Подробностей случившегося мне установить не удалось. Комбинат декоративно-прикладного искусства давно не существует, и все архивы куда-то пропали? Концов нет!

Окна Мансарды выходили во двор-колодец. В этот же двор выходили окна кухни коммунальной квартиры, где жила близкая подруга моей мамы — Марина Васильевна Вахромеева. Она работала фотографом в Академии художеств. Марина Васильевна сделала фотографии всех фрагментов мозаики (негативы и некоторые фотографии у меня сохранились).

 

Аксель получил заказ на проект мозаичной площадки (18 метров в диаметре) тоже для Таврического сада. Его эскиз «Звёздное небо» был одобрен, и мы начали делать картон.

Когда картон «Звёздного неба» был закончен, Аксель договорился о возможности расстелить его на полу Троицкого собора и посмотреть что у нас получилось. Аксель, Феликсон, Хайченко, моя мама, я (и был ещё кто-то, не помню, возможно, Гриша Израилевич) отправились туда с тяжёлыми рулонами. Долго раскладывали картон, поднялись под купол Собора, откуда увидели будущую мозаику целиком, найдя одну ошибку — у нас где-то не стыковался млечный путь. Об этом событии мне написал в письме Феликсон в 2011 году. «… А помнишь, как однажды летним вечером мы вознеслись на маковку синего Троицкого купола? Я до сих пор считаю это событие одним из самых волшебных и счастливых своих приключений.».
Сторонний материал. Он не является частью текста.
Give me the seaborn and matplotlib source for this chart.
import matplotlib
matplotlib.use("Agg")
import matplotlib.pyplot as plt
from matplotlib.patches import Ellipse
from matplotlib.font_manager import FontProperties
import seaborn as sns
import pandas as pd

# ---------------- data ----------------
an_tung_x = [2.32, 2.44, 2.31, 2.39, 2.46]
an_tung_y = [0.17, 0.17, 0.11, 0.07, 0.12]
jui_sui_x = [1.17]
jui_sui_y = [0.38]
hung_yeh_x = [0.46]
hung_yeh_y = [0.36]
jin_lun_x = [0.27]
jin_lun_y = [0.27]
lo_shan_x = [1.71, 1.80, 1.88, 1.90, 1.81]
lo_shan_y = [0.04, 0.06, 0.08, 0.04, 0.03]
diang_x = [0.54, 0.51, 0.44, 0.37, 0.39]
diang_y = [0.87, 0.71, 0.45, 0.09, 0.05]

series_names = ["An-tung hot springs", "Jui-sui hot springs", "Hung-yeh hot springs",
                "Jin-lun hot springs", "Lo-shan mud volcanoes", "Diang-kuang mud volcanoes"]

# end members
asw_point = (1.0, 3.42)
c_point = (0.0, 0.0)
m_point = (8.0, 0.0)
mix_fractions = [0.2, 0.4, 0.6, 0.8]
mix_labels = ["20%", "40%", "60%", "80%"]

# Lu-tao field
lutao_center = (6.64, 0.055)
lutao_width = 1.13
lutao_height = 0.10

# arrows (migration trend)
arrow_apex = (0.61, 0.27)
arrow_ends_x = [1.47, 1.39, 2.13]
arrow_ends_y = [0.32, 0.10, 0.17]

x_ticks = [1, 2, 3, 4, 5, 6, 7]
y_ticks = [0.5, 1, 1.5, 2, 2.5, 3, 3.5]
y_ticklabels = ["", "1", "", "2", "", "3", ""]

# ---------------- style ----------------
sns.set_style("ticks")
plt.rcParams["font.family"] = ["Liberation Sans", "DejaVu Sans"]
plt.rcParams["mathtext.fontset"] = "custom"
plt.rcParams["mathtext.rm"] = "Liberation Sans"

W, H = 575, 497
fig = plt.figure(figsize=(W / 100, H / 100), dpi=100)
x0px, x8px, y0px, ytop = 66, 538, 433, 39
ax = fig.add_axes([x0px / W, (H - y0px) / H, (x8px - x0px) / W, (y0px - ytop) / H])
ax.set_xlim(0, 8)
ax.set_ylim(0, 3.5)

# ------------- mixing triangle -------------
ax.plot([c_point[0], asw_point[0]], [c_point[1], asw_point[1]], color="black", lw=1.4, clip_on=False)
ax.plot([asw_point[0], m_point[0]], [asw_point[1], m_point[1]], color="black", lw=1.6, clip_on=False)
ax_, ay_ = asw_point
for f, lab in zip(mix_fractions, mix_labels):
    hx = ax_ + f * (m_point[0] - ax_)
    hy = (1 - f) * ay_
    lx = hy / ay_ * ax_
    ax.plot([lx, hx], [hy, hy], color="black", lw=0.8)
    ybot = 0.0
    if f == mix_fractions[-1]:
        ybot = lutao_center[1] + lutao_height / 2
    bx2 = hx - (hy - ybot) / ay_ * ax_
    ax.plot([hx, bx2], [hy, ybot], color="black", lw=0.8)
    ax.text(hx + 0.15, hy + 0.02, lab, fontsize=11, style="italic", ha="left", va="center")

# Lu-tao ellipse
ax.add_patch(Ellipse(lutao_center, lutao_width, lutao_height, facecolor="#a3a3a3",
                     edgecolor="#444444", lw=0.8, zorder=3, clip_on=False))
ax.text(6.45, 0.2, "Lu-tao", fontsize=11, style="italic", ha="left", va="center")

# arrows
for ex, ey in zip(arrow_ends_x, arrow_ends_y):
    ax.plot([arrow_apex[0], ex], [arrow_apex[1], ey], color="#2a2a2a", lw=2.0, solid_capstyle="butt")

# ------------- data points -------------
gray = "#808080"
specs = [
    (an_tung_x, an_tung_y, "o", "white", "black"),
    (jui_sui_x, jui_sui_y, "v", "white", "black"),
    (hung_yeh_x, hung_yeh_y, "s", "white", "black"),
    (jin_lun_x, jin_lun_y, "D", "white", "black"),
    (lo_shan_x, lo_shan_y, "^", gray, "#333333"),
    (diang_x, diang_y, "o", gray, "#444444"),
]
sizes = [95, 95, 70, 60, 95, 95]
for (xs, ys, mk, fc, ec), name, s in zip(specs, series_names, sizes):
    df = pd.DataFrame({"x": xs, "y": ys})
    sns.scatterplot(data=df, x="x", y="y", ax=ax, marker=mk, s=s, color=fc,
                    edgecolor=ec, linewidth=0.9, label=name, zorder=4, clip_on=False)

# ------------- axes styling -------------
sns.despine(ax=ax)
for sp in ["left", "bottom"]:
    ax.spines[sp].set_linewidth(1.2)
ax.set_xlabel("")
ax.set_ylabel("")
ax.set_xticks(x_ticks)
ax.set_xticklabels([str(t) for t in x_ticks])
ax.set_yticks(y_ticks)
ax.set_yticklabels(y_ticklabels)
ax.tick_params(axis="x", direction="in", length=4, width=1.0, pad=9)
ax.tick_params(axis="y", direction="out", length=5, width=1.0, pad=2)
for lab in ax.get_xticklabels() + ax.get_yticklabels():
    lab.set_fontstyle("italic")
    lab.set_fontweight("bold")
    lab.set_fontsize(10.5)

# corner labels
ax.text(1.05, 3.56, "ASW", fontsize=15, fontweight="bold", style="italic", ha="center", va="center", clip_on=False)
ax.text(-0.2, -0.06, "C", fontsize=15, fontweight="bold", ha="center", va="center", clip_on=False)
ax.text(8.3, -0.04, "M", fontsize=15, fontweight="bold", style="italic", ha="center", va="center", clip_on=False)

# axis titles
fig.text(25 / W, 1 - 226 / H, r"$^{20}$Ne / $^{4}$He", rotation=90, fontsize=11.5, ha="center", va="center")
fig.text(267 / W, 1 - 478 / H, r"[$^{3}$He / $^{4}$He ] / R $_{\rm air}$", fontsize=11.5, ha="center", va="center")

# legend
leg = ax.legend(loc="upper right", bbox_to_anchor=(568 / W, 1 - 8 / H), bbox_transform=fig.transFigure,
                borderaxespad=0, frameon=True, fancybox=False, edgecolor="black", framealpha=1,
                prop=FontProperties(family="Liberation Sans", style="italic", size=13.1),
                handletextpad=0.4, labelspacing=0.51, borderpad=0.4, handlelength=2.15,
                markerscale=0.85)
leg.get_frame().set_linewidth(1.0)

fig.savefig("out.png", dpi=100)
Мы начали набор мозаики. Вся мастерская была завалена разноцветной плиткой, кусками смальты, мешками с цементом и песком… Готовые плиты Аксель спускал в подвал.

До лета 1976 я работала на мансарде, потом уехала и не знаю как продвигался набор «Звёздного неба» в течении последующих лет, до отъезда Акселя в Израиль (1982 ?). Кто знает, может быть до сей поры в подвале сохранилась хоть одна плита мозаики??? Из Израиля я получила от Акселя два письма, которые храню.
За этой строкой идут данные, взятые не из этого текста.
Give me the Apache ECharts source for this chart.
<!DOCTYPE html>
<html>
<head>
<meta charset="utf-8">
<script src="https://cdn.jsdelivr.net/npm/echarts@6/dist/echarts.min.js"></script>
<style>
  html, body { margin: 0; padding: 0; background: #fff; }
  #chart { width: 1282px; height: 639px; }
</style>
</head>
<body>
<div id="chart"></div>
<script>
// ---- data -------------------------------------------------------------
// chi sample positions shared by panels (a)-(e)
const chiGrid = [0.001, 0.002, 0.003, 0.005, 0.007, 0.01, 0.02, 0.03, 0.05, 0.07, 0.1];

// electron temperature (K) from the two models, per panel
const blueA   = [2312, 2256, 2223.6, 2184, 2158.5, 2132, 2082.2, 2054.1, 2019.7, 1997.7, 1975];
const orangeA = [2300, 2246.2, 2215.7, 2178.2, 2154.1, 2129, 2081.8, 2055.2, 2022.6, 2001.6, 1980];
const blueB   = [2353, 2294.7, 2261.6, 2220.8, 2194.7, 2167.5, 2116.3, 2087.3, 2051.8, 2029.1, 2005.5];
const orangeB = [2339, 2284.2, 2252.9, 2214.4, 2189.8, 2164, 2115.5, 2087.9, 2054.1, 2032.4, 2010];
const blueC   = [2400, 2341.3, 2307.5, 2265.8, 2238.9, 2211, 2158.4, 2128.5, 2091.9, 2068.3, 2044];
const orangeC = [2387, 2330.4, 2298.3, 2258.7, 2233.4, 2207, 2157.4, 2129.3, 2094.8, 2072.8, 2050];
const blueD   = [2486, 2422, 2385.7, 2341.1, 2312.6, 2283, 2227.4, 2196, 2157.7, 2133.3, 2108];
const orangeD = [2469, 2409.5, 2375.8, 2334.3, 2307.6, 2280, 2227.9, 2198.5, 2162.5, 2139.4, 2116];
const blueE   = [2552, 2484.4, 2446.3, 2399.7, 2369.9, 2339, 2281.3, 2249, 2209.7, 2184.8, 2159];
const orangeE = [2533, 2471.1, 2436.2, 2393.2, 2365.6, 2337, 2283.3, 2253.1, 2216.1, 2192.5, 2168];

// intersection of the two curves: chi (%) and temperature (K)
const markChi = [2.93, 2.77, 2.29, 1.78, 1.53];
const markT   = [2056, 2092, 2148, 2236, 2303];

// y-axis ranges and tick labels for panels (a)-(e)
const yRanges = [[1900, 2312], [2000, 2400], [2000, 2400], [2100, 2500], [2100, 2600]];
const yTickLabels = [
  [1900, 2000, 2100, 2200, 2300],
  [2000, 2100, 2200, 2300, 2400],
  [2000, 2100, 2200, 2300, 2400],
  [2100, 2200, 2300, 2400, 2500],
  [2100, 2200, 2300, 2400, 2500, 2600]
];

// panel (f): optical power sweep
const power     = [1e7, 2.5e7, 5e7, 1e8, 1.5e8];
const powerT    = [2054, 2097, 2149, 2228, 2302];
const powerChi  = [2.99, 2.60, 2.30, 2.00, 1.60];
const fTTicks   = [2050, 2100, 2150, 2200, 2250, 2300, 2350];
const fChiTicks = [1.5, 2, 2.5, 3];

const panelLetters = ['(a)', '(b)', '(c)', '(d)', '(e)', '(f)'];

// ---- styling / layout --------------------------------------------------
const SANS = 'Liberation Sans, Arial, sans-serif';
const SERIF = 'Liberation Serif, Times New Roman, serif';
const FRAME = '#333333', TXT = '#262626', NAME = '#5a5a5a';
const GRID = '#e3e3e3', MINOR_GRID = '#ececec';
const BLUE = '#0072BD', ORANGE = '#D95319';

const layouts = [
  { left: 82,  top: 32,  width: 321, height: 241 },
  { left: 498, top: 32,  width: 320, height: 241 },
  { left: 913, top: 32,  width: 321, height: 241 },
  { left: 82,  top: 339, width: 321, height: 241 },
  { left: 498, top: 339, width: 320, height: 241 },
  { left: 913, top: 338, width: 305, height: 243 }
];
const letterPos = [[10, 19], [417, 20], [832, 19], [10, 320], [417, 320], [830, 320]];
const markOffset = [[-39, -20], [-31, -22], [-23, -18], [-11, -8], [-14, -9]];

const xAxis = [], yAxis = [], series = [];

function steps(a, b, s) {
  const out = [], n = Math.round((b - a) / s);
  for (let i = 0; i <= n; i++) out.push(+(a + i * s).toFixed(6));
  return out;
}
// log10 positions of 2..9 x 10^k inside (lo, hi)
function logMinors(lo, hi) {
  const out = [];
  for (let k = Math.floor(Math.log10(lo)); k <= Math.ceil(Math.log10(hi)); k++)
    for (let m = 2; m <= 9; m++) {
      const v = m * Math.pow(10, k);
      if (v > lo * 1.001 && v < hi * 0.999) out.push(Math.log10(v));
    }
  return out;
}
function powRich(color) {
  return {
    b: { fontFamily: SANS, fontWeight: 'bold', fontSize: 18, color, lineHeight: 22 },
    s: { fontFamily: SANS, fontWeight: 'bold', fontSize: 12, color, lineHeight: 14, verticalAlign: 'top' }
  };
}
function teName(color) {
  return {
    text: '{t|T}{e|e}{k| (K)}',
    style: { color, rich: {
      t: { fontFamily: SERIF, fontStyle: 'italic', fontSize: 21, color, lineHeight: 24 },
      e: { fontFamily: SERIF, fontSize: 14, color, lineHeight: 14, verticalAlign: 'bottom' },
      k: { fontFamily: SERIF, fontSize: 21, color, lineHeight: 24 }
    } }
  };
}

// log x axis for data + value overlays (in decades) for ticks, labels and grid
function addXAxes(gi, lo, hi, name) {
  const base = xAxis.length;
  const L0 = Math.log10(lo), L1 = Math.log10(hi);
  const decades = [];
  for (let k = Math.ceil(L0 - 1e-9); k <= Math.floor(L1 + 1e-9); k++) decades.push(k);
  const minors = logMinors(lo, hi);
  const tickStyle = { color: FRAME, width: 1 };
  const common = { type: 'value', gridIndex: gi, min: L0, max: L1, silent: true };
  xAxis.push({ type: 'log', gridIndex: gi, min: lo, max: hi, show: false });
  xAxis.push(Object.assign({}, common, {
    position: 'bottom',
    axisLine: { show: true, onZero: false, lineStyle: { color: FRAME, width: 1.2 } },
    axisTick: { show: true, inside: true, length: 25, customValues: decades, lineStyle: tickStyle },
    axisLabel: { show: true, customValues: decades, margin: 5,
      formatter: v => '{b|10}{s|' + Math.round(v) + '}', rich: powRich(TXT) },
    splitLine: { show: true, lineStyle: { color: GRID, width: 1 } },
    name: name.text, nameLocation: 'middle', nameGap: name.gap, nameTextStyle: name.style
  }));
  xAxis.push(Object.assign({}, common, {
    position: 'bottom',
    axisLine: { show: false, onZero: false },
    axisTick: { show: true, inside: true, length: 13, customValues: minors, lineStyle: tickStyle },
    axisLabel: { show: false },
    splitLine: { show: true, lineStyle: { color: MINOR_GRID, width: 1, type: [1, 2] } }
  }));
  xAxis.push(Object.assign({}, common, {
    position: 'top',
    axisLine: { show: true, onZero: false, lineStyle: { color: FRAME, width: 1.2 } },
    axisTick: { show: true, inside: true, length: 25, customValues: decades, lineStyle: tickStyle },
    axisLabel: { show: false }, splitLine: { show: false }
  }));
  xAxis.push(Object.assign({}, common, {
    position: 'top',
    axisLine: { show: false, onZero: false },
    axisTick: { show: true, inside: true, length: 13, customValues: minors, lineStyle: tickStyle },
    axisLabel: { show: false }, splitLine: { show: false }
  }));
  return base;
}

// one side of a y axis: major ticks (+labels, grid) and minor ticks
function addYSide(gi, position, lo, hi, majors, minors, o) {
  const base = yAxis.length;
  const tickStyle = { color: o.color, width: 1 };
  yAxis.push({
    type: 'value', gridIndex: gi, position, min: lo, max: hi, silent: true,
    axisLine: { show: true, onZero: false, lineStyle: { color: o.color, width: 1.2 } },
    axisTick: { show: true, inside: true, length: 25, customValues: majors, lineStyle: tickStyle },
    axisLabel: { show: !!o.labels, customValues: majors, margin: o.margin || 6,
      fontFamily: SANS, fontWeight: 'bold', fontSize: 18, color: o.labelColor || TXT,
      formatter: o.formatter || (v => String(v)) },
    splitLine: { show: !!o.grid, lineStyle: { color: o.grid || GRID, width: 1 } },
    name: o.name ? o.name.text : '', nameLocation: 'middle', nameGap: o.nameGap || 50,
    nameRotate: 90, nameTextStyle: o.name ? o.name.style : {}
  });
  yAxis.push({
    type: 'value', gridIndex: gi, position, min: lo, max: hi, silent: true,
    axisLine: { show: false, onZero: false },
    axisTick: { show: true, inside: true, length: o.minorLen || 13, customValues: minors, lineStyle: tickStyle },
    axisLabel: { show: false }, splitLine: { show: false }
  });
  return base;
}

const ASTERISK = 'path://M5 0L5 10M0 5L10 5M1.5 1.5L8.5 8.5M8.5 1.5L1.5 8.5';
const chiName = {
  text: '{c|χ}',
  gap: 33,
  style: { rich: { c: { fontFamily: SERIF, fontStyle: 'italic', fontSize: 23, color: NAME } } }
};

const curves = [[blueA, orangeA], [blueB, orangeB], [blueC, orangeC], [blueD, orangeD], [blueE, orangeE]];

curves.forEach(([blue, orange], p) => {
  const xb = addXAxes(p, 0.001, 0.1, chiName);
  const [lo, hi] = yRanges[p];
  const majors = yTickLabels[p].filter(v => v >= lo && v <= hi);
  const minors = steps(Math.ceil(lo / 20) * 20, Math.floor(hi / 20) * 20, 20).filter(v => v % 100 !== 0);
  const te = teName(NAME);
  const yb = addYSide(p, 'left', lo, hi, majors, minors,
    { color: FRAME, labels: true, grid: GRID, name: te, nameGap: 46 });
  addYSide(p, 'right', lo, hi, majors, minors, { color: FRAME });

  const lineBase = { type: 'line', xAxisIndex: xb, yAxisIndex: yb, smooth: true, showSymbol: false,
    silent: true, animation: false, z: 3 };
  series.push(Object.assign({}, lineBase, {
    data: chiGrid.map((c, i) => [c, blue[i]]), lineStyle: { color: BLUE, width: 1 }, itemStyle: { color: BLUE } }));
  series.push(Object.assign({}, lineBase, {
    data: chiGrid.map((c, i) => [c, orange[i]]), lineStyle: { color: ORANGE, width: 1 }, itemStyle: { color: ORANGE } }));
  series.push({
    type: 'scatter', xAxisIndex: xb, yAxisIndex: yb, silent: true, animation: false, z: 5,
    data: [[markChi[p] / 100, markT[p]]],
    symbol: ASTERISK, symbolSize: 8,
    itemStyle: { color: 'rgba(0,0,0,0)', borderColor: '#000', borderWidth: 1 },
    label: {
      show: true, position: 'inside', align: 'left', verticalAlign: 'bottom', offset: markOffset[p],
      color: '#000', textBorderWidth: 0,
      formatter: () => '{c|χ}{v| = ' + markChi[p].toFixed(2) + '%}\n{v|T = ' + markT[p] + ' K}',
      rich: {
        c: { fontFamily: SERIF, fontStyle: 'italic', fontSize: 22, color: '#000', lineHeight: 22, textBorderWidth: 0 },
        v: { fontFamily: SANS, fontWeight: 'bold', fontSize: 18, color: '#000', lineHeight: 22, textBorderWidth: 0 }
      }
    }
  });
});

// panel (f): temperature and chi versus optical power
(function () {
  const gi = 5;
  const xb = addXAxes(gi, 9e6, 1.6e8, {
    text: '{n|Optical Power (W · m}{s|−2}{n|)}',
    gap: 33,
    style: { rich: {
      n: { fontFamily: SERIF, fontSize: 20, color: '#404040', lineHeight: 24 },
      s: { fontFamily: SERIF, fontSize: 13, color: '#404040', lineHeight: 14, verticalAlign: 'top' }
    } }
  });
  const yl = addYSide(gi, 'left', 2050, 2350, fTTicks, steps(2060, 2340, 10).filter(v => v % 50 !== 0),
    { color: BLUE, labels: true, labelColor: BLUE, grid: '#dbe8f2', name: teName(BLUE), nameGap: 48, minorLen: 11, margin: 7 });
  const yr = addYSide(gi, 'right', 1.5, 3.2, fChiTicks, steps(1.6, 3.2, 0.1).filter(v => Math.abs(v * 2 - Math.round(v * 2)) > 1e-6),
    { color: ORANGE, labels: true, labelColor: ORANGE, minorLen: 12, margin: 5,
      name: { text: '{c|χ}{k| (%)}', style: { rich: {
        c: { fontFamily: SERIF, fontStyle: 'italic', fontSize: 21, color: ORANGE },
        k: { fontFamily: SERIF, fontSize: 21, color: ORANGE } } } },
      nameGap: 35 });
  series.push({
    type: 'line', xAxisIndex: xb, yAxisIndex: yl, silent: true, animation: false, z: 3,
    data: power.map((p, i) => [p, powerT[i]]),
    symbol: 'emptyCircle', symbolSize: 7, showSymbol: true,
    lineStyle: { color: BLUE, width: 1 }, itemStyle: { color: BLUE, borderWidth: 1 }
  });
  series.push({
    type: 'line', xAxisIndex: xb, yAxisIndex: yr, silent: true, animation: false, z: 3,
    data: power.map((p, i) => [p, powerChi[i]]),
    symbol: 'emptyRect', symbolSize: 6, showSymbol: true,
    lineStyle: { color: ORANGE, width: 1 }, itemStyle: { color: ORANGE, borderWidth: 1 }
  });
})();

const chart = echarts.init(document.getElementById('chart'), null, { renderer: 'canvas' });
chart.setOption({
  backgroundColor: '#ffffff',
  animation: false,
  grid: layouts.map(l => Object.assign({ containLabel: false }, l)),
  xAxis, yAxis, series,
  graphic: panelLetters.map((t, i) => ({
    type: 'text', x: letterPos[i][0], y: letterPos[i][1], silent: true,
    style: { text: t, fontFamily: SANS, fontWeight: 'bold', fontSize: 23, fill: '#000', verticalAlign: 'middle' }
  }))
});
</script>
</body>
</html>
Свою версию «Звёздного неба» я попыталась описать в книжке «Так получилось» с надеждой, что «Звёздное небо» могло бы жить долго. Вот, пожалуй, и всё. Это грустно — но жизнь грустная штука.

 

Цитата о «Звёздном небе» из книги Нины Алексеевой (Кахиани) «Так получилось»:

Одновременно с подсчётами на обратной стороне обойных рулонов Маленький звездочёт вычерчивал карту звёздного неба в натуральную величину поляны. Из 88 небесных созвездий, существующих в наше время, на карте изображались выделенные астрономами древности 48. Когда подготовительные работы были закончены, Маленький приступил к осуществлению своего гигантского замысла.

Для обозначения звёзд он выбрал куски вереска и сажал их группами в зависимости от яркости звёзд. Мраморно-серебристые кусты далёких неярких звёзд покрывались белыми цветами. Тёмная зелень звёзд средней величины цвела сиреневым, и резко-зелёный вереск ярких звёзд загорался пронзительно-розовым. Винные бутылки закапывались в землю горлышками вниз и, соединяя звёзды прямыми линиями, образовывали очертания созвездий.
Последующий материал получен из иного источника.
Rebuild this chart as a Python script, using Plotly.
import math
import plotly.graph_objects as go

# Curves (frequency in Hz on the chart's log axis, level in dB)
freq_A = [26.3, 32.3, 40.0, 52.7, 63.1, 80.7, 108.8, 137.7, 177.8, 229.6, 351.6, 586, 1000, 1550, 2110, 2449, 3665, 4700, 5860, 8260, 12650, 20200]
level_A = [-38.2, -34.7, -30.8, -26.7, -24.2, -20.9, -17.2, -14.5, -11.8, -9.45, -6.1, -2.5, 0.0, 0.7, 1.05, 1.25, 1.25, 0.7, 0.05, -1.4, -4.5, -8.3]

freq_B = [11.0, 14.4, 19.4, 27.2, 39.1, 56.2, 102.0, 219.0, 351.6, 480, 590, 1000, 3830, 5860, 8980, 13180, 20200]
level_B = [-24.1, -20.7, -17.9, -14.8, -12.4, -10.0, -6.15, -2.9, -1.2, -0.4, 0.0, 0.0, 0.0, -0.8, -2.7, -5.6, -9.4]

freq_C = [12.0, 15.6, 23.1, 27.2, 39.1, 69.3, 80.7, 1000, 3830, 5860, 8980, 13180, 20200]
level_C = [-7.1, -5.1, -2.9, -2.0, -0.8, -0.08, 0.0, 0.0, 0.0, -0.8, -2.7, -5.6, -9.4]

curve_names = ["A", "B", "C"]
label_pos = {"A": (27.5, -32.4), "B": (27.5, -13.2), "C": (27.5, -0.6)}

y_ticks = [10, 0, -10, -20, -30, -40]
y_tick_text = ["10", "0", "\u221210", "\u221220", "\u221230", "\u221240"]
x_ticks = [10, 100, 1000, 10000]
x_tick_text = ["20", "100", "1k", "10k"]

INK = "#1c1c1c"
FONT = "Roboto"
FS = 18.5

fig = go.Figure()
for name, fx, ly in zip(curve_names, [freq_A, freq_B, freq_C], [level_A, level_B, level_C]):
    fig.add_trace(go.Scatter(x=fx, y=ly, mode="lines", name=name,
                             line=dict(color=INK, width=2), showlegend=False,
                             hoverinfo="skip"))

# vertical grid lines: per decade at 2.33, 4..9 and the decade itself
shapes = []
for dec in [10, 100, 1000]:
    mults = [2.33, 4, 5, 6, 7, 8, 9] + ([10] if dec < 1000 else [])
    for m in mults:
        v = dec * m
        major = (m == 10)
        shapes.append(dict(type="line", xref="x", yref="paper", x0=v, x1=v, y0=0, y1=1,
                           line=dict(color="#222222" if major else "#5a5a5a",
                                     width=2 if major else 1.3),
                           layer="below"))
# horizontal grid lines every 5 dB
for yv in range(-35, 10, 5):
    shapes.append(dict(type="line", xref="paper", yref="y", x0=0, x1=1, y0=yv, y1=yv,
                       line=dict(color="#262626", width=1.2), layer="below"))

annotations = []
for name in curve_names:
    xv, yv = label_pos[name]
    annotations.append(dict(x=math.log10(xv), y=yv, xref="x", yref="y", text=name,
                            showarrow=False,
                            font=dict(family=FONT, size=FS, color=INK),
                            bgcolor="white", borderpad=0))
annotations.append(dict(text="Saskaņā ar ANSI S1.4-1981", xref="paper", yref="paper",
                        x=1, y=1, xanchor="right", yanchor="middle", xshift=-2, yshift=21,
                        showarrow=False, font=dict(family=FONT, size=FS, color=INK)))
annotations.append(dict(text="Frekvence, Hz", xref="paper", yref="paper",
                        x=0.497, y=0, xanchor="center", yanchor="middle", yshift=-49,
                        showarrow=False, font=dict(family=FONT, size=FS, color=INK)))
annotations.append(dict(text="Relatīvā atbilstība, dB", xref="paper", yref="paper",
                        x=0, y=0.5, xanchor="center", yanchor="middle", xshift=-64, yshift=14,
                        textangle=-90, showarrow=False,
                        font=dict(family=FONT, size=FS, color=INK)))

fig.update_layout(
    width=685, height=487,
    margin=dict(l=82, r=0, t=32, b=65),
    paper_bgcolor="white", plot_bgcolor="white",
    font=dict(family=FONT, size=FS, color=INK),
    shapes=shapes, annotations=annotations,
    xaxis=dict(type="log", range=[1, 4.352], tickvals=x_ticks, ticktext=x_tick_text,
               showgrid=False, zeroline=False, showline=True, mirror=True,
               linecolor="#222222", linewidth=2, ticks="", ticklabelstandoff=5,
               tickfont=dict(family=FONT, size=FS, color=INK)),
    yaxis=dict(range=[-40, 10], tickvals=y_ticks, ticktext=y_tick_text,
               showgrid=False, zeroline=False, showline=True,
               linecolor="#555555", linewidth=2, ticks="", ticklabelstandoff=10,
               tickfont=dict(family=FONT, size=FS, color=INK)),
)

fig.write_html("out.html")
Маленький работал не покладая рук. Его владения были завалены грудами бутылок, проволокой, мешками с цементом и песком, кусками разноцветной смальты, и жёлтый шланег для поливки извивался между ящиками с рассадой.

Джон молчаливо наводил порядок — перемещал горшочки с вереском в тень, закрывал цемент от дождя, точил лопаты и устанавливал солнечные лампочки в центре каждой готовой звезды.

На прямоугольных цементных плитах Средний звездочёт выкладывал названия созвездий на трёх языках. Плиты отшлифовывались и укладывались на поляне около созвездий.

Для ярчайшей звезды небосвода Маленький звездочёт разбил специальную клумбу. В центре он посадил куст скимии, окружив его можжевельниками и мелкими розами. Зимой скимия стояла в шапке ярко-красных ягод, ранней весной пробивались через снег первые подснежники, сменялись крокусами и огненными тюльпанами и, окаймляя клумбу, до поздней осени цвели алые розы.

По дну речки Маленький разбросал осколки зеркала, и «Млечный путь» загадочно мерцал в любую погоду.